§ GOAL OF THE EXERCISE
Set the lines down again exactly, first line through the line that contains "var plotLeft = 97, plotRight", with no pictures.

§ RECORDED INFORMATION
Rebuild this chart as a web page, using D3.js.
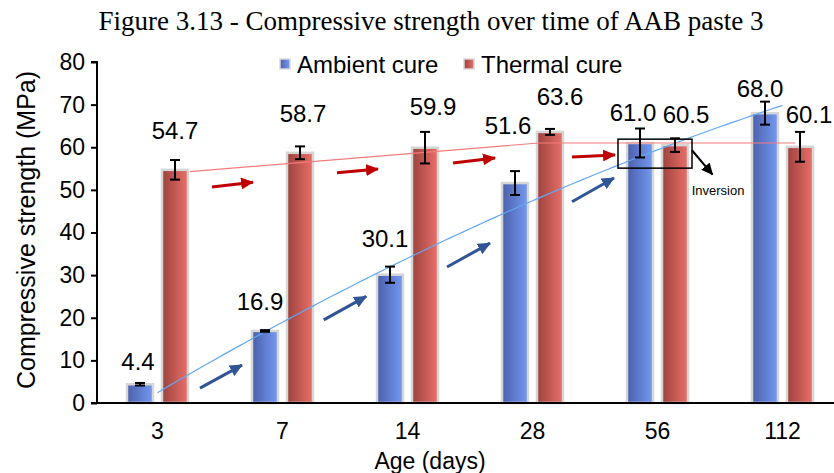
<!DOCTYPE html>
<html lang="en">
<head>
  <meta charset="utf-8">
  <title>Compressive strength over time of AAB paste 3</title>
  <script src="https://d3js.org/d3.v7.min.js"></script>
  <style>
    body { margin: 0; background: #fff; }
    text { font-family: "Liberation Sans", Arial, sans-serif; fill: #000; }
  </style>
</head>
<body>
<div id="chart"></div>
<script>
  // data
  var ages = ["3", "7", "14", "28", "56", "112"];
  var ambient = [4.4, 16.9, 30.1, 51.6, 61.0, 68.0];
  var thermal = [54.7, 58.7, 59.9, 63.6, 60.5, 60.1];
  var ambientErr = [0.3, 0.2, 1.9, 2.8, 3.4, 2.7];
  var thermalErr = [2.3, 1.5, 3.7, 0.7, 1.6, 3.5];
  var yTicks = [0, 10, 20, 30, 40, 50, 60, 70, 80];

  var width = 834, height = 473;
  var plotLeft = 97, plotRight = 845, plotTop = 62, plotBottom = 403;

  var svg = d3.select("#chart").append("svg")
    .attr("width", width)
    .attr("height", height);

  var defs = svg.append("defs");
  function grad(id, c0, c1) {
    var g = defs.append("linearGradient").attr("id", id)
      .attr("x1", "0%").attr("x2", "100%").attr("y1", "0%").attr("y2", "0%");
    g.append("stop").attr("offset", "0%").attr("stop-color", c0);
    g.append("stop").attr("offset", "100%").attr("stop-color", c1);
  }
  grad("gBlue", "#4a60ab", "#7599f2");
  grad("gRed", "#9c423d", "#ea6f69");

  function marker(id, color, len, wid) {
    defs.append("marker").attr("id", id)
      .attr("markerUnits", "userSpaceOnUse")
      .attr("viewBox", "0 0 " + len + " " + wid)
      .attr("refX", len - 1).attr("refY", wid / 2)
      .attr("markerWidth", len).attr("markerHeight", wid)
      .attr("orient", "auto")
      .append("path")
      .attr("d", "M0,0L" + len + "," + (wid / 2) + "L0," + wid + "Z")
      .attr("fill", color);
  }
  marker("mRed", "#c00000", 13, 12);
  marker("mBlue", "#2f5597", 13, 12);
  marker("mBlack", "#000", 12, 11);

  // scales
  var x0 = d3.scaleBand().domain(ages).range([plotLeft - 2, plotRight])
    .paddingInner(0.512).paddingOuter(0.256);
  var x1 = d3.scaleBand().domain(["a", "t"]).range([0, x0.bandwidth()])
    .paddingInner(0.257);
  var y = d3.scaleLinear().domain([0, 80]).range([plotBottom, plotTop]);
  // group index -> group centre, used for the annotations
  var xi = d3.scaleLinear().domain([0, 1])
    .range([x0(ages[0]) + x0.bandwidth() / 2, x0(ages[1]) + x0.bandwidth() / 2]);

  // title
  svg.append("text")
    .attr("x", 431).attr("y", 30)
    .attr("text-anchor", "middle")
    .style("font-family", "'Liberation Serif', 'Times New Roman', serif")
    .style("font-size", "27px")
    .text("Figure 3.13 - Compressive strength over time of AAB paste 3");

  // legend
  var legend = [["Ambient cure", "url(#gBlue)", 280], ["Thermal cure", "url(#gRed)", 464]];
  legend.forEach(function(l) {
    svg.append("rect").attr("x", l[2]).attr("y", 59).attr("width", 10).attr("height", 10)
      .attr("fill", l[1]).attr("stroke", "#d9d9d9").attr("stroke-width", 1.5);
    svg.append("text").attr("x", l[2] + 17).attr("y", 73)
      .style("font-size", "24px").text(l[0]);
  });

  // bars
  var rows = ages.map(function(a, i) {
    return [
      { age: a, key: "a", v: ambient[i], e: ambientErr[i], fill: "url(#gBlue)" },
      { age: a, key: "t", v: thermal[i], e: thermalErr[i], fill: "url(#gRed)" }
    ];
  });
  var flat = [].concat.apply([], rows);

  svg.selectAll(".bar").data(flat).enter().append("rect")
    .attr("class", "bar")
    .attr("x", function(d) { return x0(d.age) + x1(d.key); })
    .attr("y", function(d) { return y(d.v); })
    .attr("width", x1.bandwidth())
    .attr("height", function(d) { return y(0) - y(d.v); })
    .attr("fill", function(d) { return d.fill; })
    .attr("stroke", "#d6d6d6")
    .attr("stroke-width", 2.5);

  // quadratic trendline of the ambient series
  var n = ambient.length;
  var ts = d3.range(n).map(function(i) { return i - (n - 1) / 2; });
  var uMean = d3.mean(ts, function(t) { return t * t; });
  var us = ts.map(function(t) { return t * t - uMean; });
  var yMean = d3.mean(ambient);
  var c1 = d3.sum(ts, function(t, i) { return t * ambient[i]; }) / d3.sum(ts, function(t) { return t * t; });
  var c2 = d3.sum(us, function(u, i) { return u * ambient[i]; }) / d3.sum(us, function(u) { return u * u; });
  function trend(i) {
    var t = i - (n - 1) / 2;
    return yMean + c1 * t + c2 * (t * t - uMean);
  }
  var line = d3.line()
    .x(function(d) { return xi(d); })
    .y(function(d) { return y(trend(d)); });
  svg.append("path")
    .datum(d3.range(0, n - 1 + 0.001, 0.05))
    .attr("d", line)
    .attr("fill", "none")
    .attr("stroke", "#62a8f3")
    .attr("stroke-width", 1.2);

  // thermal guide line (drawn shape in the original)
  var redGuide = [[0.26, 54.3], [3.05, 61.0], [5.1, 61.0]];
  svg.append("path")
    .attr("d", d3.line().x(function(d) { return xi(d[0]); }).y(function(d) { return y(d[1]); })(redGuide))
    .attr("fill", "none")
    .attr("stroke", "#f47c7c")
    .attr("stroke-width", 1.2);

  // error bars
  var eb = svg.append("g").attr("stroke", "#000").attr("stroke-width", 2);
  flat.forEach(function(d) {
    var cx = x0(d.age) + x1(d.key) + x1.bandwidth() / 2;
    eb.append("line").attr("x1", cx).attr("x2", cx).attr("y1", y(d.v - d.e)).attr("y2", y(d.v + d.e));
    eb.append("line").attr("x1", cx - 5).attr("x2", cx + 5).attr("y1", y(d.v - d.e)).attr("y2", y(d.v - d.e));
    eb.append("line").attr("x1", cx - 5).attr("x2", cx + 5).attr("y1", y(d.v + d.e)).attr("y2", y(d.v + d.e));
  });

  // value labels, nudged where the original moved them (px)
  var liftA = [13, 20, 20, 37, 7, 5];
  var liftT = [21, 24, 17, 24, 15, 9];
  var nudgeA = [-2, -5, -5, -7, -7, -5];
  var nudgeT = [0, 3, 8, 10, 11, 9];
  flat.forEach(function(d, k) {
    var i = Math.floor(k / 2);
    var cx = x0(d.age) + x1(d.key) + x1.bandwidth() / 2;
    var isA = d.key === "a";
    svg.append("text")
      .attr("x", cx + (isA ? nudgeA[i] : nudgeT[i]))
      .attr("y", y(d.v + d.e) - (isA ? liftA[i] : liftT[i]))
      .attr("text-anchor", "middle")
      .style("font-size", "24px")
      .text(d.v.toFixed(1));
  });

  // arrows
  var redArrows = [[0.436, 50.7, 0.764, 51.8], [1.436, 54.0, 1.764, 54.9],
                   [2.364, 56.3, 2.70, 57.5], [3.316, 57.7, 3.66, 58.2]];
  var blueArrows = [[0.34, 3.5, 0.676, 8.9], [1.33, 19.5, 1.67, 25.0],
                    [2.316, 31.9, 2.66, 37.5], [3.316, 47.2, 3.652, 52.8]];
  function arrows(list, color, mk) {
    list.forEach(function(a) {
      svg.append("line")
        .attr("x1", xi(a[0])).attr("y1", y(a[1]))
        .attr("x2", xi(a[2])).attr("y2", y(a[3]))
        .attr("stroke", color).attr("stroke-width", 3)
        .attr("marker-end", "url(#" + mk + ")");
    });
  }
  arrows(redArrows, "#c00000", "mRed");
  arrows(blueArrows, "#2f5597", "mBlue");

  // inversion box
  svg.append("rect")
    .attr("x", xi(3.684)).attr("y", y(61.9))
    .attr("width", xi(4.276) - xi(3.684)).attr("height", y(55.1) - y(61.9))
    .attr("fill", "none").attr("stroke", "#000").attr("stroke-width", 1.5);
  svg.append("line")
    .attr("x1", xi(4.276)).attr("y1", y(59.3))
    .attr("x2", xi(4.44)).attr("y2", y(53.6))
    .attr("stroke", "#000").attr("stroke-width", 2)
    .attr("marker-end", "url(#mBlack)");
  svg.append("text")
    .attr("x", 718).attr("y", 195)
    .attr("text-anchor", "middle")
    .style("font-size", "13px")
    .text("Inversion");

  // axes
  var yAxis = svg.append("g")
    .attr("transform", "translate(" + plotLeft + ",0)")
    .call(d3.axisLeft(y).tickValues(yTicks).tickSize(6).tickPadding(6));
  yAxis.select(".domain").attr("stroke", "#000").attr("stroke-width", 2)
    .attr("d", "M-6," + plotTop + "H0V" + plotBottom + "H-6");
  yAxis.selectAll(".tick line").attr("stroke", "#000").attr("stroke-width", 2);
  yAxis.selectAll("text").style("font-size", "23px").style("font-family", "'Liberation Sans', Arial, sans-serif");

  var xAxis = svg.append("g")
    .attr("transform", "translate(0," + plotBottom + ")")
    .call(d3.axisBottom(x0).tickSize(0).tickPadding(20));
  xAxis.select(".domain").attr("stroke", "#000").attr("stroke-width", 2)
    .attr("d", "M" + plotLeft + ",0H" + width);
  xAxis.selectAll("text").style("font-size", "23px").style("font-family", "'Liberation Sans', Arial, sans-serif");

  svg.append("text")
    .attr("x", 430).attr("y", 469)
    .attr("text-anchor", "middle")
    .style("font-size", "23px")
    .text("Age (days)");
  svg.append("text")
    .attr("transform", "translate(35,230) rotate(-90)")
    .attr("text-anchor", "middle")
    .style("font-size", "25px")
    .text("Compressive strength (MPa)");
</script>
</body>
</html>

§ FINISHED ANSWER
Rebuild this chart as a web page, using D3.js.
<!DOCTYPE html>
<html lang="en">
<head>
  <meta charset="utf-8">
  <title>Compressive strength over time of AAB paste 3</title>
  <script src="https://d3js.org/d3.v7.min.js"></script>
  <style>
    body { margin: 0; background: #fff; }
    text { font-family: "Liberation Sans", Arial, sans-serif; fill: #000; }
  </style>
</head>
<body>
<div id="chart"></div>
<script>
  // data
  var ages = ["3", "7", "14", "28", "56", "112"];
  var ambient = [4.4, 16.9, 30.1, 51.6, 61.0, 68.0];
  var thermal = [54.7, 58.7, 59.9, 63.6, 60.5, 60.1];
  var ambientErr = [0.3, 0.2, 1.9, 2.8, 3.4, 2.7];
  var thermalErr = [2.3, 1.5, 3.7, 0.7, 1.6, 3.5];
  var yTicks = [0, 10, 20, 30, 40, 50, 60, 70, 80];

  var width = 834, height = 473;
  var plotLeft = 97, plotRight = 845, plotTop = 62, plotBottom = 403;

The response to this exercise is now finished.